WHAT THE TASK ASKS
Omitting the pictures, copy exactly each line from the one containing "Give me the Plotly source for this chart." up to and including the one containing "69.0, 82.7, 83.9]".
>> START
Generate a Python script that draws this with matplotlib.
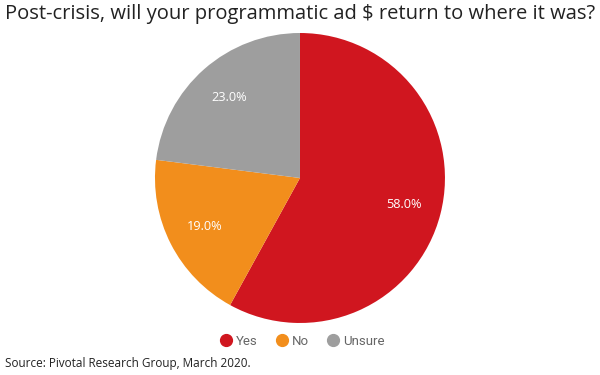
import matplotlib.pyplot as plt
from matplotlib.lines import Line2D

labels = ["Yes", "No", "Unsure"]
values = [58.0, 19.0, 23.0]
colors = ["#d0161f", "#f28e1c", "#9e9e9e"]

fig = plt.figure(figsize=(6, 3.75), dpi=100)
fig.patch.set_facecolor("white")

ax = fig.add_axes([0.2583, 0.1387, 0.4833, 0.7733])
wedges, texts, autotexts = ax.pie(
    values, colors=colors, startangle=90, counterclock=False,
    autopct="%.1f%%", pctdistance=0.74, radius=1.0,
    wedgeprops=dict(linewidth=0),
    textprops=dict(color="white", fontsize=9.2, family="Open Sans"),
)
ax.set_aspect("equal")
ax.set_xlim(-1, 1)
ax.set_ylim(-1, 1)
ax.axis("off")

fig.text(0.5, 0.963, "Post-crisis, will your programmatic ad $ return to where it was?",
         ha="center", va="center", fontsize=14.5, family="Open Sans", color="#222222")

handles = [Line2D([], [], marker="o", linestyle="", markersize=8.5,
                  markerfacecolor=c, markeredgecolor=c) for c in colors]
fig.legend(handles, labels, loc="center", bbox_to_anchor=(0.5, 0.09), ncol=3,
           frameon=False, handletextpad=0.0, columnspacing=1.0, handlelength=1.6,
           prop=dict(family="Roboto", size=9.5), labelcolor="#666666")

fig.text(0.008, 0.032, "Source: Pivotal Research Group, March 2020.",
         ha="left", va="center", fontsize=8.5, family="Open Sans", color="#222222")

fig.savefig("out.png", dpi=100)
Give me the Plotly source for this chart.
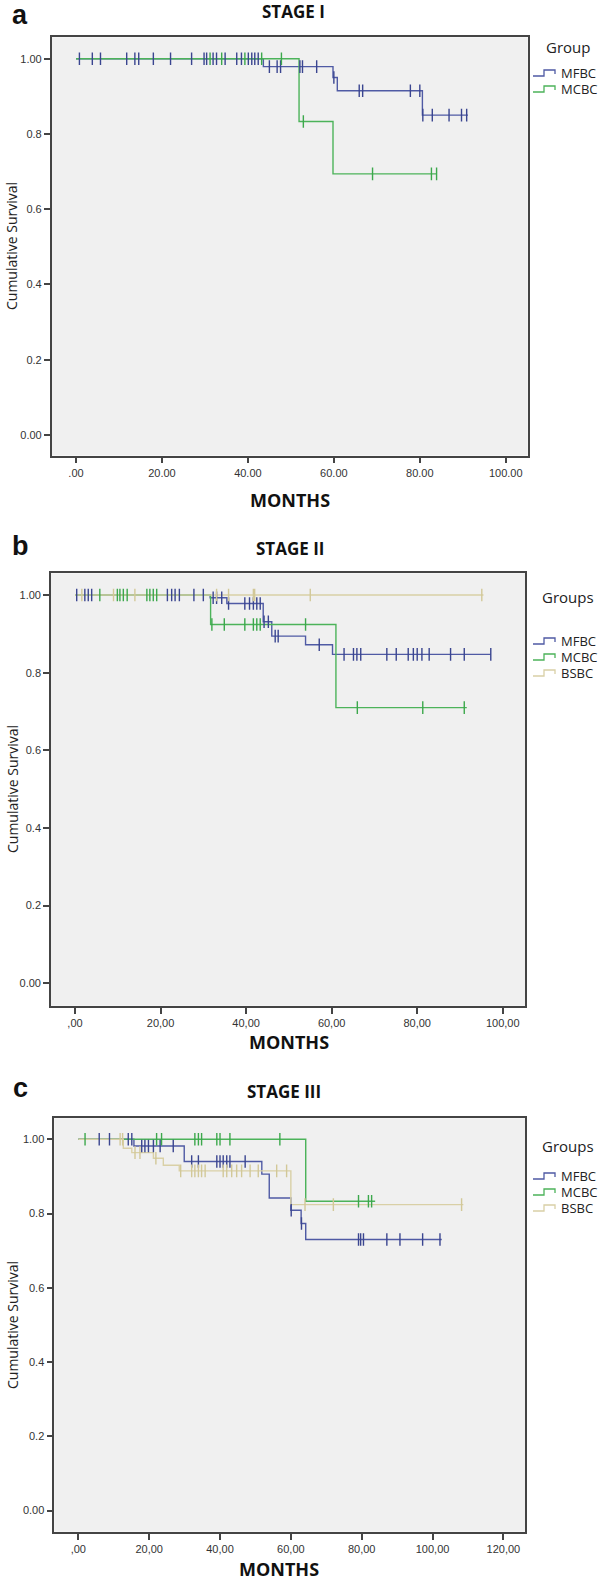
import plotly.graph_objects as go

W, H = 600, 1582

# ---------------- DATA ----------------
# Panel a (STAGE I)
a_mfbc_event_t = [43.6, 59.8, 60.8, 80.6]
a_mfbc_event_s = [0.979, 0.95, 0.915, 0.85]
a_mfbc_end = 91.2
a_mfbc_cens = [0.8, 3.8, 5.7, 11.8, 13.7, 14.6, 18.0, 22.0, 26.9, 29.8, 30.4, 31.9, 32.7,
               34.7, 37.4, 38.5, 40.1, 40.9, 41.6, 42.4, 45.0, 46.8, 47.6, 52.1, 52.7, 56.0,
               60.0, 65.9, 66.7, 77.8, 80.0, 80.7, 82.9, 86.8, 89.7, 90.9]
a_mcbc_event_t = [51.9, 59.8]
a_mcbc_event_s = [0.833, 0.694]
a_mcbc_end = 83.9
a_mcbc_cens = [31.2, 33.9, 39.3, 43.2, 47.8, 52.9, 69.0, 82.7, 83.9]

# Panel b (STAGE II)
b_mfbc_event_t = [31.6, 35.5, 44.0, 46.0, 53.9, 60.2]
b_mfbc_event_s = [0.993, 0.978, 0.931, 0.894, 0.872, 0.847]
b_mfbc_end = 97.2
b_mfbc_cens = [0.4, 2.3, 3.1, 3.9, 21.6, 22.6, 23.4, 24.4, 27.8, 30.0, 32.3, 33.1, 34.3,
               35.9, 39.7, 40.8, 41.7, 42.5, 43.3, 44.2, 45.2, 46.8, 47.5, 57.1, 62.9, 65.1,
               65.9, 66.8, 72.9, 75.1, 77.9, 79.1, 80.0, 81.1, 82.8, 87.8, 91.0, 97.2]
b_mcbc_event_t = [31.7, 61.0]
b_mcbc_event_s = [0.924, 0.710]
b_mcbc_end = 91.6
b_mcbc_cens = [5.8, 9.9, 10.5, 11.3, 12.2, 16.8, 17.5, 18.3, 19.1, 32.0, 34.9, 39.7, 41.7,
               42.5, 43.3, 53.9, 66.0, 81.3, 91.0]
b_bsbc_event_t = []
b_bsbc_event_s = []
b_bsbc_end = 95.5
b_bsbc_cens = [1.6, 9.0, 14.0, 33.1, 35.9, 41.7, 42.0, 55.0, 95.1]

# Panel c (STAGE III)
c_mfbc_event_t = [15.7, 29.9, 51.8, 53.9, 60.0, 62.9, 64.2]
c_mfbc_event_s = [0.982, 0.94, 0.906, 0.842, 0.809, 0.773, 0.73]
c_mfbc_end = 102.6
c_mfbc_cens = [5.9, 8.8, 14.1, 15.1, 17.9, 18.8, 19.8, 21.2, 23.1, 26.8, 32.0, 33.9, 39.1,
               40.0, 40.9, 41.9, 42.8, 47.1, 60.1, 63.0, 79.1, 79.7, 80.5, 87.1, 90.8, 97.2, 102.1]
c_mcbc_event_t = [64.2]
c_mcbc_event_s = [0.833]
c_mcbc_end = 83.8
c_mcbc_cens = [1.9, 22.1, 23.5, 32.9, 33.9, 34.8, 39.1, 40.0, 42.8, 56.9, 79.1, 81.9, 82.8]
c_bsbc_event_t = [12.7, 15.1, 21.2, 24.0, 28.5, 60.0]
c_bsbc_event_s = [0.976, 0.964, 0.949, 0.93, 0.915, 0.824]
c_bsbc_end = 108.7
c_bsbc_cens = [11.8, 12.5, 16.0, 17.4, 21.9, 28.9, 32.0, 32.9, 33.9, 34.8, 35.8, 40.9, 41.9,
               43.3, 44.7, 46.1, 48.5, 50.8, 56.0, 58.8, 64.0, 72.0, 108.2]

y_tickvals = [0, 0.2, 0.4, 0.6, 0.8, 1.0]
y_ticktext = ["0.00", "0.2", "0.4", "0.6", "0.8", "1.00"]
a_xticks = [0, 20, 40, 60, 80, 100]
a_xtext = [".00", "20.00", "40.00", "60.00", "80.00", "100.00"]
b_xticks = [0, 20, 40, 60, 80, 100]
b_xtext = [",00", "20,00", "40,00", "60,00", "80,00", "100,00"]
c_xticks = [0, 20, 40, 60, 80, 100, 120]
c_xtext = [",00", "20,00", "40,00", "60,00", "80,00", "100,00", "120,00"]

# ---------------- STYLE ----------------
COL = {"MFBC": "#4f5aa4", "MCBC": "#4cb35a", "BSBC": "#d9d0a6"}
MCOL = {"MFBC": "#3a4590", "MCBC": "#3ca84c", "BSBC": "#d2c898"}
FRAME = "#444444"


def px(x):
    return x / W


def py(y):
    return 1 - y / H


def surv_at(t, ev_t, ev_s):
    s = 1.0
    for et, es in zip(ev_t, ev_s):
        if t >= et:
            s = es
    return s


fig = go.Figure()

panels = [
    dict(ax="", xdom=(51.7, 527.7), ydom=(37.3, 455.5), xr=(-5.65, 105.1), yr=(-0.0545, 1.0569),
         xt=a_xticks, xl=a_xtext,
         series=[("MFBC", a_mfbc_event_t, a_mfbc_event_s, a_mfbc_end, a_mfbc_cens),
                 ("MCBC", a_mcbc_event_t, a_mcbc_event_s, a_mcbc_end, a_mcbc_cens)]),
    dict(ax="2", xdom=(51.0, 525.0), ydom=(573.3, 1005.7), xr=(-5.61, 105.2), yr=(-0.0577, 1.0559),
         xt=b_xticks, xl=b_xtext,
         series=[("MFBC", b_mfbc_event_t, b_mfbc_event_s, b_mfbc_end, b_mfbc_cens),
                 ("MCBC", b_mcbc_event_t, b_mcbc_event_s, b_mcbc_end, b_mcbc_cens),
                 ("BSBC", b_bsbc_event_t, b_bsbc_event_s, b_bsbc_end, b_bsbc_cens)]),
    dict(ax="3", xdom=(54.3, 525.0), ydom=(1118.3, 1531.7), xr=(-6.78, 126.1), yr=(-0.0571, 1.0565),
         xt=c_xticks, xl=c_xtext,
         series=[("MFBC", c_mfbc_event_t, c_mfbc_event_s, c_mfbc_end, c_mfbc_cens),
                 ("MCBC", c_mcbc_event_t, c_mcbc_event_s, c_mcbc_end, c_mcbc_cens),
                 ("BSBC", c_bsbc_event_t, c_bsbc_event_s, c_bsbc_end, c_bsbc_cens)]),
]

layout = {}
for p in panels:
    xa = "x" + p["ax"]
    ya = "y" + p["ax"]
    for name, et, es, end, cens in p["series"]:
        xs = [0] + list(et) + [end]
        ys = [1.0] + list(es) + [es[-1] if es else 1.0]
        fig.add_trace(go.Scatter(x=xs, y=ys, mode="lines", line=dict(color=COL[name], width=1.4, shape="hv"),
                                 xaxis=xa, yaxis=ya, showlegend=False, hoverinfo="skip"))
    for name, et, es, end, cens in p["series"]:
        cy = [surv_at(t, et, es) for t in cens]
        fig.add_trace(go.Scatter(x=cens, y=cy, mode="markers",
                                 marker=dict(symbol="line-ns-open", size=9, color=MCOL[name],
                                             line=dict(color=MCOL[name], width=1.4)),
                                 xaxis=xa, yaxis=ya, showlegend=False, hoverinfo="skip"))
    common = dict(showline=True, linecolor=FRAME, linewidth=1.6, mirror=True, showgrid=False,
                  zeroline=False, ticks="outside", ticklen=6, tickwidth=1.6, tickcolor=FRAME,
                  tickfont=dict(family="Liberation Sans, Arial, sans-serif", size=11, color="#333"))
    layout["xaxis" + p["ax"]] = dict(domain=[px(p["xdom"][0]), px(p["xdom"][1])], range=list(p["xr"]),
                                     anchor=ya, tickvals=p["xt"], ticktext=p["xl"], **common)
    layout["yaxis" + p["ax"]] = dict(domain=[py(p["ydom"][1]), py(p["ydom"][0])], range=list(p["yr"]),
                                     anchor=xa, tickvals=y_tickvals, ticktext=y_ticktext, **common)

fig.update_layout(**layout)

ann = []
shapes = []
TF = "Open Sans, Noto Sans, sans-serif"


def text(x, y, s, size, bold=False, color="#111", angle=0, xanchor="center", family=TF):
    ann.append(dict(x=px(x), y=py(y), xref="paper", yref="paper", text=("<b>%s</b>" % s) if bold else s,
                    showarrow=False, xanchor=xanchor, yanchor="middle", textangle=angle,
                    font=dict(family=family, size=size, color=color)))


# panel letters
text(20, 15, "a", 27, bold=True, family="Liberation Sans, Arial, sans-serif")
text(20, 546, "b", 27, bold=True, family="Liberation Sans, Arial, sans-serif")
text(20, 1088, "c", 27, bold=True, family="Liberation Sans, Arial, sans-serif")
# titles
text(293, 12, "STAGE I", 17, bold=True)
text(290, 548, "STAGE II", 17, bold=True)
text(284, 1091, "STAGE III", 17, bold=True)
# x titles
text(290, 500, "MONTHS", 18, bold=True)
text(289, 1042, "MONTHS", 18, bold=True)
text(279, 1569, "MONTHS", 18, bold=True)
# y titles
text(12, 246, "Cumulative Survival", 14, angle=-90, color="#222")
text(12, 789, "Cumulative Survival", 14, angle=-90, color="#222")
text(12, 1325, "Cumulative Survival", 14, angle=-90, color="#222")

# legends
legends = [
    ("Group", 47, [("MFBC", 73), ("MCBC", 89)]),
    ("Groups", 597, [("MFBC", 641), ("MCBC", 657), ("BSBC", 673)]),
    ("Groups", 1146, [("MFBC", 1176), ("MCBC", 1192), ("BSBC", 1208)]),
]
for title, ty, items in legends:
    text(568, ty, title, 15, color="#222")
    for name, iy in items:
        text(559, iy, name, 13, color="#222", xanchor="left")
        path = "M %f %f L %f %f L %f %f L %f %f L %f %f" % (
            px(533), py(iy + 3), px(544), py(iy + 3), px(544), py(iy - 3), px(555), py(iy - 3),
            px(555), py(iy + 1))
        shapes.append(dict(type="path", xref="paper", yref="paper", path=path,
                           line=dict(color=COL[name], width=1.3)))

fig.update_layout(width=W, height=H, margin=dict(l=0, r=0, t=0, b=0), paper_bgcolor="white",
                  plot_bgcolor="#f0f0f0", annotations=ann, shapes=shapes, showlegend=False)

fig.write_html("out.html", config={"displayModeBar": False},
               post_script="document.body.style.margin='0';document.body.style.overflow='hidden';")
>> END
THE RESPONSE
Give me the Plotly source for this chart.
import plotly.graph_objects as go

W, H = 600, 1582

# ---------------- DATA ----------------
# Panel a (STAGE I)
a_mfbc_event_t = [43.6, 59.8, 60.8, 80.6]
a_mfbc_event_s = [0.979, 0.95, 0.915, 0.85]
a_mfbc_end = 91.2
a_mfbc_cens = [0.8, 3.8, 5.7, 11.8, 13.7, 14.6, 18.0, 22.0, 26.9, 29.8, 30.4, 31.9, 32.7,
               34.7, 37.4, 38.5, 40.1, 40.9, 41.6, 42.4, 45.0, 46.8, 47.6, 52.1, 52.7, 56.0,
               60.0, 65.9, 66.7, 77.8, 80.0, 80.7, 82.9, 86.8, 89.7, 90.9]
a_mcbc_event_t = [51.9, 59.8]
a_mcbc_event_s = [0.833, 0.694]
a_mcbc_end = 83.9
a_mcbc_cens = [31.2, 33.9, 39.3, 43.2, 47.8, 52.9, 69.0, 82.7, 83.9]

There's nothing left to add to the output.